As if that wasn't awesome enough, everyone said really nice things about the songs. I write songs that I want to hear, but my hope and my goal is that other people will want to hear them too. And if my songs excite them or move them or make them feel anything at all - JACKPOT! The feedback from both the singers and our small audience made me feel great about the songs I've written. Of course I've got my work cut out for me going forward. There will be lots of rewriting and new writing to do. I'm excited to do it. ...once I get over this cold.

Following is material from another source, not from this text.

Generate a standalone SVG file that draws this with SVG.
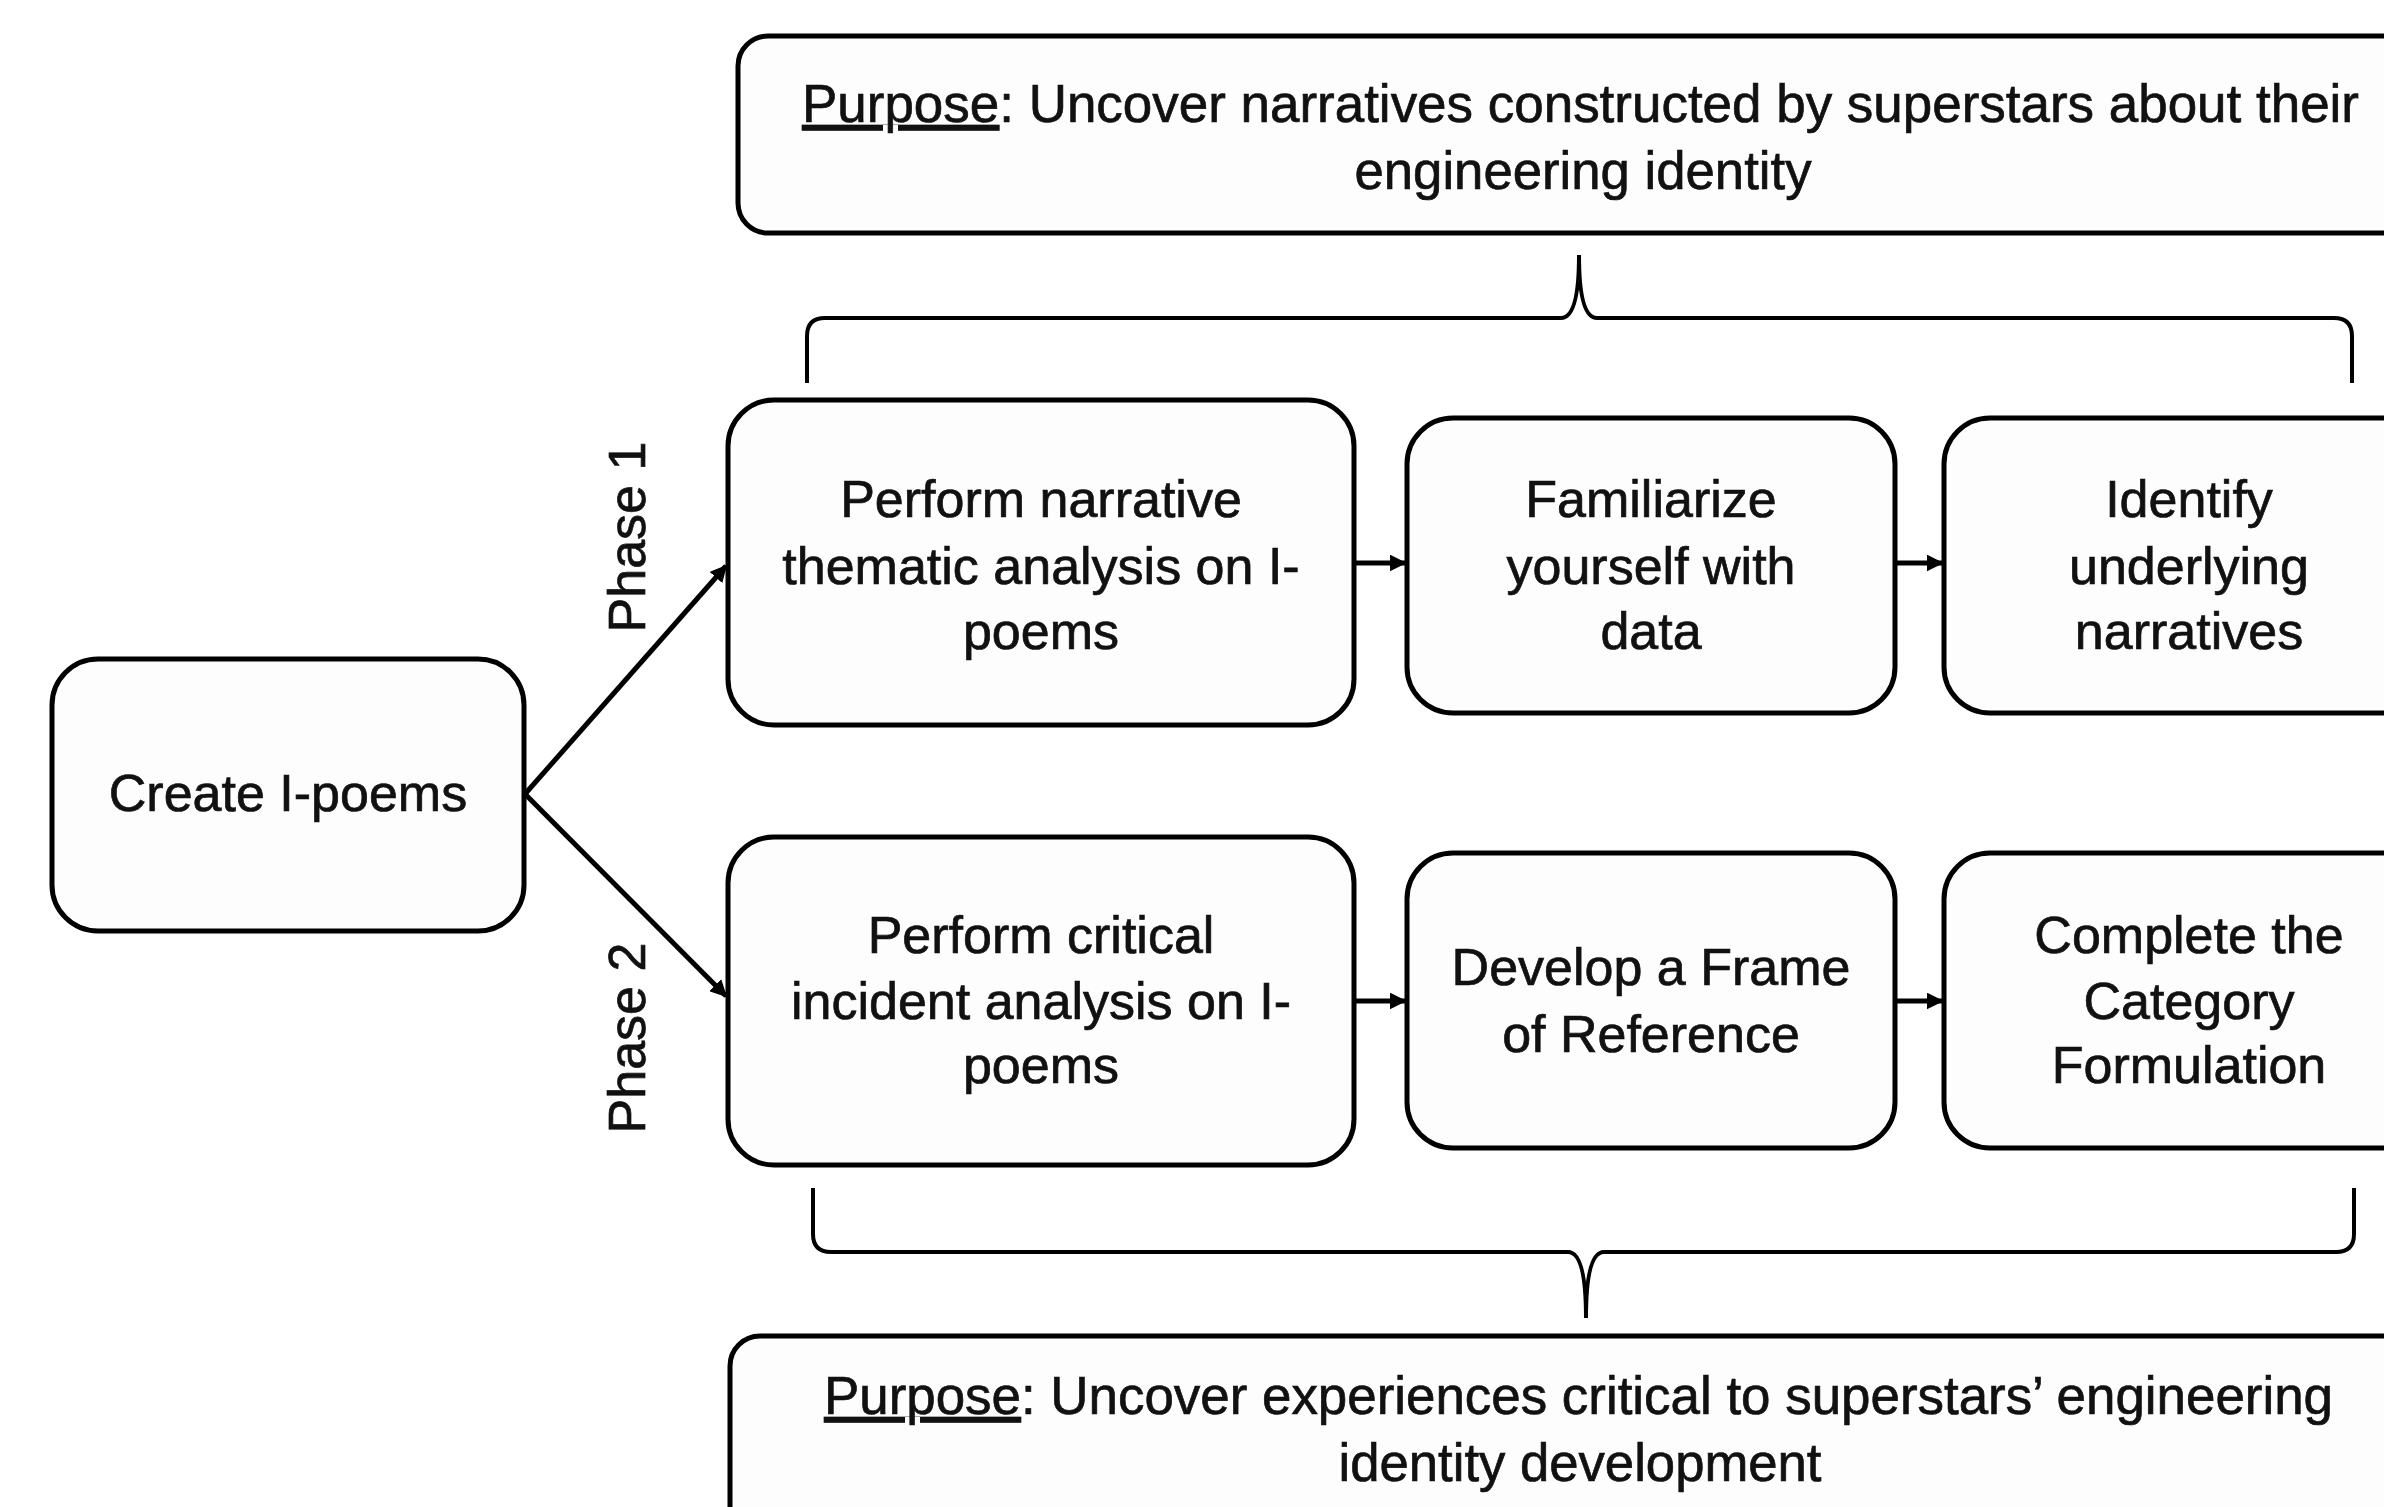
<svg xmlns="http://www.w3.org/2000/svg" width="2384" height="1507" viewBox="0 0 2384 1507">
<style>
.box{fill:#fdfdfd;stroke:#000;stroke-width:5}
.t{font-family:"Liberation Sans",Arial,sans-serif;font-size:52px;fill:#111;stroke:#111;stroke-width:0.7;text-anchor:middle}
.p{font-family:"Liberation Sans",Arial,sans-serif;font-size:54px;fill:#111;stroke:#111;stroke-width:0.7}
.c{fill:none;stroke:#000;stroke-width:5}
.br{fill:none;stroke:#000;stroke-width:4}
</style>
<defs>
<marker id="ah" viewBox="0 0 10 10" refX="9" refY="5" markerWidth="3.4" markerHeight="3.4" orient="auto" markerUnits="strokeWidth">
<path d="M0,0 L10,5 L0,10 z" fill="#000"/>
</marker>
</defs>
<rect width="2384" height="1507" fill="#fff"/>

<g id="purpose1">
<rect class="box" x="738" y="36" width="1700" height="197" rx="30"/>
<text class="p" x="802" y="122" textLength="1557" lengthAdjust="spacingAndGlyphs"><tspan text-decoration="underline">Purpose</tspan>: Uncover narratives constructed by superstars about their</text>
<text class="p" x="1583" y="189" text-anchor="middle" textLength="457" lengthAdjust="spacingAndGlyphs">engineering identity</text>
</g>

<g id="purpose2">
<rect class="box" x="730" y="1336" width="1710" height="230" rx="30"/>
<text class="p" x="824" y="1414" textLength="1509" lengthAdjust="spacingAndGlyphs"><tspan text-decoration="underline">Purpose</tspan>: Uncover experiences critical to superstars’ engineering</text>
<text class="p" x="1580" y="1481" text-anchor="middle" textLength="483" lengthAdjust="spacingAndGlyphs">identity development</text>
</g>

<g id="create">
<rect class="box" x="52" y="659" width="472" height="272" rx="46"/>
<text class="t" x="288" y="811">Create I-poems</text>
</g>

<g id="narrative">
<rect class="box" x="728" y="400" width="626" height="325" rx="46"/>
<text class="t" x="1041" y="517">Perform narrative</text>
<text class="t" x="1041" y="584">thematic analysis on I-</text>
<text class="t" x="1041" y="649">poems</text>
</g>

<g id="familiarize">
<rect class="box" x="1407" y="418" width="488" height="295" rx="46"/>
<text class="t" x="1651" y="517">Familiarize</text>
<text class="t" x="1651" y="584">yourself with</text>
<text class="t" x="1651" y="649">data</text>
</g>

<g id="identify">
<rect class="box" x="1944" y="418" width="492" height="295" rx="46"/>
<text class="t" x="2189" y="517">Identify</text>
<text class="t" x="2189" y="584">underlying</text>
<text class="t" x="2189" y="649">narratives</text>
</g>

<g id="critical">
<rect class="box" x="728" y="837" width="626" height="328" rx="46"/>
<text class="t" x="1041" y="953">Perform critical</text>
<text class="t" x="1041" y="1019">incident analysis on I-</text>
<text class="t" x="1041" y="1083">poems</text>
</g>

<g id="develop">
<rect class="box" x="1407" y="853" width="488" height="295" rx="46"/>
<text class="t" x="1651" y="985">Develop a Frame</text>
<text class="t" x="1651" y="1052">of Reference</text>
</g>

<g id="complete">
<rect class="box" x="1944" y="853" width="492" height="295" rx="46"/>
<text class="t" x="2189" y="953">Complete the</text>
<text class="t" x="2189" y="1019">Category</text>
<text class="t" x="2189" y="1083">Formulation</text>
</g>

<g id="connectors">
<line class="c" x1="525" y1="794" x2="726" y2="566" marker-end="url(#ah)"/>
<line class="c" x1="525" y1="794" x2="726" y2="996" marker-end="url(#ah)"/>
<line class="c" x1="1354" y1="563" x2="1405" y2="563" marker-end="url(#ah)"/>
<line class="c" x1="1895" y1="563" x2="1942" y2="563" marker-end="url(#ah)"/>
<line class="c" x1="1354" y1="1001" x2="1405" y2="1001" marker-end="url(#ah)"/>
<line class="c" x1="1895" y1="1001" x2="1942" y2="1001" marker-end="url(#ah)"/>
<path class="br" d="M807,383 L807,336 Q807,318 825,318 L1561,318 Q1579,318 1579,255 Q1579,318 1597,318 L2334,318 Q2352,318 2352,336 L2352,383"/>
<path class="br" d="M813,1188 L813,1234 Q813,1252 831,1252 L1568,1252 Q1586,1252 1586,1318 Q1586,1252 1604,1252 L2336,1252 Q2354,1252 2354,1234 L2354,1188"/>
<text class="t" transform="translate(645,537) rotate(-90)">Phase 1</text>
<text class="t" transform="translate(645,1038) rotate(-90)">Phase 2</text>
</g>
</svg>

The rest of the trip involved Vietnamese food at a restaurant called - wait for it - 9021Pho, another quiet evening at my friend's apartment, and a lot of flying eastward. I was in L.A. for almost exactly 48 hours - just enough time to feel the heat, see the palm trees, take hardly any photos, not sightsee at all, and read through one (1) brand new musical. I wonder when I'll get back there. I wonder what I'll do when I do. I don't think I've really formed an opinion of L.A. yet, though I can see why people feel so strongly about it in either direction.

Now, I was going to post photos here but apparently my camera doesn't want to play nice with Ubuntu, so it'll be another day or two while I get that figured out. Sorry. Since my father is a master of all things computer, it shouldn't take too long to sort it out.